Mail shouldn’t replace your online marketing strategy. But by using these tactics alongside your digital outreach campaign, you’ll approach supporters on multiple platforms, giving them more opportunities to consider your message. For example, if a letter does catch their attention, the next time they see a social media post from your nonprofit, a donor might be more inclined to see what it has to say than before they received your mailed appeal.
4. Build personal relationships with supporters
Your supporters believe in your cause, but they also want to feel a personal connection with your nonprofit. Building relationships takes time and repeated contact, which is easier to accomplish when you have more ways to approach your audience.
Think about your different types of supporters. There are supporters who like to donate quietly, guests who attend activities and events, and your volunteers (who may also like to donate and attend events). You can build stronger relationships with these groups by creating unique marketing approaches for each one.

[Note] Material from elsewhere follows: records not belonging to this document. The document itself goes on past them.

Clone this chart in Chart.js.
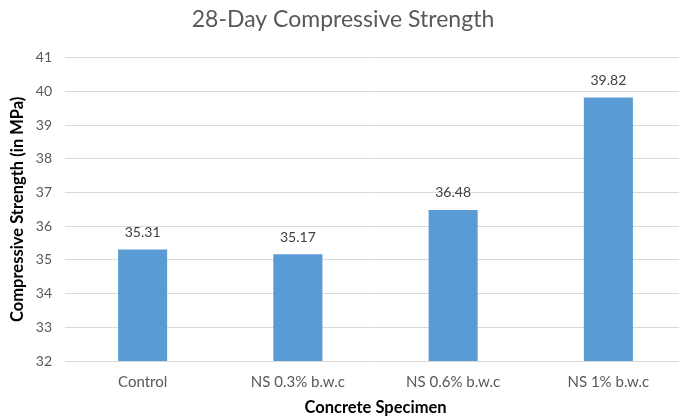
<!DOCTYPE html>
<html>
<head>
<meta charset="utf-8">
<script src="https://cdn.jsdelivr.net/npm/chart.js@4.4.0/dist/chart.umd.min.js"></script>
<style>
  html, body { margin: 0; padding: 0; background: #fff; overflow: hidden; }
  #wrap { width: 690px; height: 418px; }
</style>
</head>
<body>
<div id="wrap"><canvas id="strengthChart"></canvas></div>
<script>
var specimens = ['Control', 'NS 0.3% b.w.c', 'NS 0.6% b.w.c', 'NS 1% b.w.c'];
var strength = [35.31, 35.17, 36.48, 39.82];

// draws the value above every bar
const barLabels = {
    id: 'barLabels',
    afterDatasetsDraw(chart) {
        const ctx = chart.ctx;
        const meta = chart.getDatasetMeta(0);
        ctx.save();
        ctx.font = '14px Lato';
        ctx.fillStyle = '#404040';
        ctx.textAlign = 'center';
        ctx.textBaseline = 'middle';
        meta.data.forEach(function(bar, i){
            ctx.fillText(strength[i].toFixed(2), bar.x, bar.y - 17);
        });
        ctx.restore();
    }
};

const dt = {
    labels: specimens,
    datasets: [{
        label: 'Compressive Strength',
        data: strength,
        backgroundColor: '#5b9bd5',
        borderWidth: 0,
        categoryPercentage: 1,
        barPercentage: 0.316
    }]
};

const config_strength = {
    type: 'bar',
    data: dt,
    plugins: [barLabels],
    options: {
        responsive: true,
        maintainAspectRatio: false,
        animation: false,
        layout: { padding: { right: 4 } },
        plugins: {
            legend: { display: false },
            tooltip: { enabled: false },
            title: {
                display: true,
                text: '28-Day Compressive Strength',
                color: '#595959',
                font: { family: 'Lato', size: 23, weight: 'normal' },
                padding: { top: 6, bottom: 24 }
            }
        },
        scales: {
            x: {
                grid: { display: false, drawTicks: false },
                border: { display: false },
                ticks: { color: '#595959', font: { family: 'Lato', size: 15 }, padding: 12 },
                title: {
                    display: true,
                    text: 'Concrete Specimen',
                    color: '#000',
                    font: { family: 'Lato', size: 16.5, weight: 'bold' },
                    padding: { top: 4, bottom: 0 }
                },
                afterFit: function(scale){ scale.height = 57; }
            },
            y: {
                min: 32,
                max: 41,
                grid: { color: '#d9d9d9', drawTicks: false },
                border: { display: false },
                ticks: { stepSize: 1, color: '#595959', font: { family: 'Lato', size: 14 }, padding: 13 },
                title: {
                    display: true,
                    text: 'Compressive Strength (in MPa)',
                    color: '#000',
                    font: { family: 'Lato', size: 16.5, weight: 'bold' },
                    padding: { top: 8, bottom: 0 }
                },
                afterFit: function(scale){ scale.width = 65; }
            }
        }
    }
};

const strengthChart = new Chart(
    document.getElementById('strengthChart'),
    config_strength
);
</script>
</body>
</html>
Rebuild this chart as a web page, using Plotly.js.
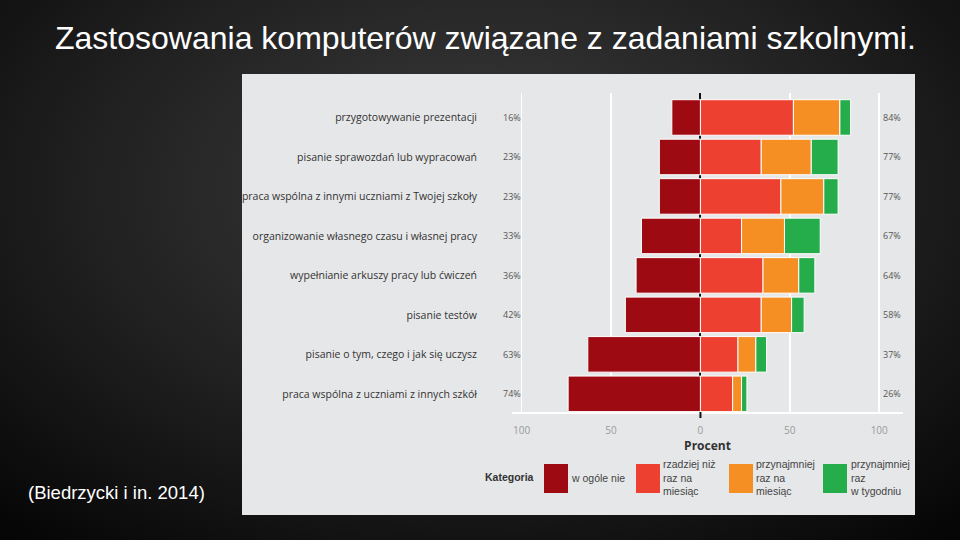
<!DOCTYPE html>
<html>
<head>
<meta charset="utf-8">
<script src="https://cdn.plot.ly/plotly-3.0.1.min.js"></script>
<style>
html,body{margin:0;padding:0;width:960px;height:540px;overflow:hidden;
background:radial-gradient(ellipse 75% 85% at 50% 35%, #3d3d3d 0%, #202020 55%, #050505 100%);}
#chart{width:960px;height:540px;}
</style>
</head>
<body>
<div id="chart"></div>
<script>
// ---- data (top to bottom) ----
const categories = [
  'przygotowywanie prezentacji',
  'pisanie sprawozdań lub wypracowań',
  'praca wspólna z innymi uczniami z Twojej szkoły',
  'organizowanie własnego czasu i własnej pracy',
  'wypełnianie arkuszy pracy lub ćwiczeń',
  'pisanie testów',
  'pisanie o tym, czego i jak się uczysz',
  'praca wspólna z uczniami z innych szkół'
];
const neverVals   = [16, 23, 23, 33, 36, 42, 63, 74];
const lessMonthly = [52, 34, 45, 23, 35, 34, 21, 18];
const monthly     = [26, 28, 24, 24, 20, 17, 10, 5];
const weekly      = [6, 15, 8, 20, 9, 7, 6, 3];
const seriesNames = ['w ogóle nie', 'rzadziej niż<br>raz na<br>miesiąc', 'przynajmniej<br>raz na<br>miesiąc', 'przynajmniej<br>raz<br>w tygodniu'];
const seriesColors = ['#9d0a12', '#ee4031', '#f58f24', '#25ad4b'];
const xTickVals = [-100, -50, 0, 50, 100];
const xTickText = ['100', '50', '0', '50', '100'];
const titleText = 'Zastosowania komputerów związane z zadaniami szkolnymi.';
const sourceText = '(Biedrzycki i in. 2014)';
const legendTitle = 'Kategoria';
const axisTitle = 'Procent';

// ---- geometry ----
const W = 960, H = 540;
const PL = 512, PR = 903, PT = 93, PB = 412;
const px2x = p => (p - PL) / (PR - PL);
const px2y = p => (PB - p) / (PB - PT);

const allSeries = [neverVals.map(v => -v), lessMonthly, monthly, weekly];
const traces = allSeries.map((vals, i) => ({
  type: 'bar', orientation: 'h',
  y: categories, x: vals,
  name: seriesNames[i],
  width: 0.9,
  marker: {color: seriesColors[i], line: {color: '#ffffff', width: 1}},
  showlegend: false,
  hovertemplate: '%{y}: ' + '%{x}<extra></extra>'
}));

const shapes = [];
const annotations = [];

// panel background
shapes.push({type: 'rect', xref: 'paper', yref: 'paper', layer: 'below',
  x0: px2x(242), x1: px2x(915), y0: px2y(515), y1: px2y(74),
  fillcolor: '#e6e7e8', line: {width: 0}});
// little zero tick below axis
shapes.push({type: 'line', xref: 'x', yref: 'paper', x0: 0, x1: 0,
  y0: px2y(418), y1: px2y(412), line: {color: '#111', width: 2}});

// percent labels
categories.forEach((c, i) => {
  const right = lessMonthly[i] + monthly[i] + weekly[i];
  annotations.push({xref: 'paper', yref: 'y', x: px2x(512), y: c, text: neverVals[i] + '%',
    showarrow: false, xanchor: 'center', font: {family: 'Open Sans', size: 9, color: '#555'}});
  annotations.push({xref: 'paper', yref: 'y', x: px2x(892), y: c, text: right + '%',
    showarrow: false, xanchor: 'center', font: {family: 'Open Sans', size: 9, color: '#555'}});
});

// custom legend
annotations.push({xref: 'paper', yref: 'paper', x: px2x(483), y: px2y(477), text: '<b>' + legendTitle + '</b>',
  showarrow: false, xanchor: 'left', yanchor: 'middle', font: {family: 'Liberation Sans', size: 10.5, color: '#333'}});
const boxX = [544, 636, 729, 823];
seriesNames.forEach((n, i) => {
  shapes.push({type: 'rect', xref: 'paper', yref: 'paper',
    x0: px2x(boxX[i]), x1: px2x(boxX[i] + 24), y0: px2y(493), y1: px2y(464),
    fillcolor: seriesColors[i], line: {width: 0}});
  annotations.push({xref: 'paper', yref: 'paper', x: px2x(boxX[i] + 25), y: px2y(477.5), text: n,
    showarrow: false, xanchor: 'left', yanchor: 'middle', align: 'left',
    font: {family: 'Liberation Sans', size: 10.5, color: '#444'}});
});

// slide title and source
annotations.push({xref: 'paper', yref: 'paper', x: px2x(485), y: px2y(38), text: titleText,
  showarrow: false, xanchor: 'center', yanchor: 'middle', font: {family: 'Liberation Sans', size: 32, color: '#ffffff'}});
annotations.push({xref: 'paper', yref: 'paper', x: px2x(26), y: px2y(493), text: sourceText,
  showarrow: false, xanchor: 'left', yanchor: 'middle', font: {family: 'Liberation Sans', size: 18.5, color: '#ffffff'}});

const layout = {
  width: W, height: H,
  margin: {l: PL, r: W - PR, t: PT, b: H - PB, pad: 0},
  paper_bgcolor: 'rgba(0,0,0,0)', plot_bgcolor: 'rgba(0,0,0,0)',
  barmode: 'relative',
  xaxis: {
    range: [-105.4, 113.3], tickvals: xTickVals, ticktext: xTickText,
    showgrid: true, gridcolor: '#ffffff', gridwidth: 1.5,
    zeroline: true, zerolinecolor: '#111111', zerolinewidth: 2,
    showline: true, linecolor: '#ffffff', linewidth: 2,
    ticks: '', ticklabelstandoff: 8,
    tickfont: {family: 'Open Sans', size: 10, color: '#9a9a9a'},
    title: {text: '<b>' + axisTitle + '</b>', standoff: 6, font: {family: 'Open Sans', size: 12, color: '#333'}},
    fixedrange: true
  },
  yaxis: {
    type: 'category', categoryorder: 'array', categoryarray: categories,
    range: [7.46, -0.62],
    showgrid: false, zeroline: false, showline: false, ticks: '',
    ticklabelstandoff: 34,
    tickfont: {family: 'Open Sans', size: 10.5, color: '#333'},
    fixedrange: true
  },
  shapes: shapes,
  annotations: annotations
};

Plotly.newPlot('chart', traces, layout, {displayModeBar: false, staticPlot: true});
</script>
</body>
</html>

For example, if you want to encourage your volunteers to consider donating, you wouldn’t send them your normal donation request email because they already have a relationship with your nonprofit. Instead, your communications with them should reference volunteer experiences they’ve had with your nonprofit to acknowledge their past efforts.
As Double the Donation’s guide to volunteer management explains, “Proper volunteer acknowledgment can take many forms, from simple thank-you notes after a shift to full-blown volunteer appreciation events.” In other words, diversifying your approach to engage your volunteers stewards relationships with the people who keep your nonprofit running.
Take this approach for every group of supporters. Consider their past history with your nonprofit and brainstorm multiple ways you can build on your existing relationship to encourage future participation.
Your marketing strategies all have the same goal: to encourage supporters to interact with your nonprofit by reaching them in new ways. Even if most of your audience share similar interests and goals, no two marketing tactics are exactly alike. Different platforms simply engage specific segments of your audience better than others. By diversifying your approach, you set your nonprofit up for more options to achieve marketing success.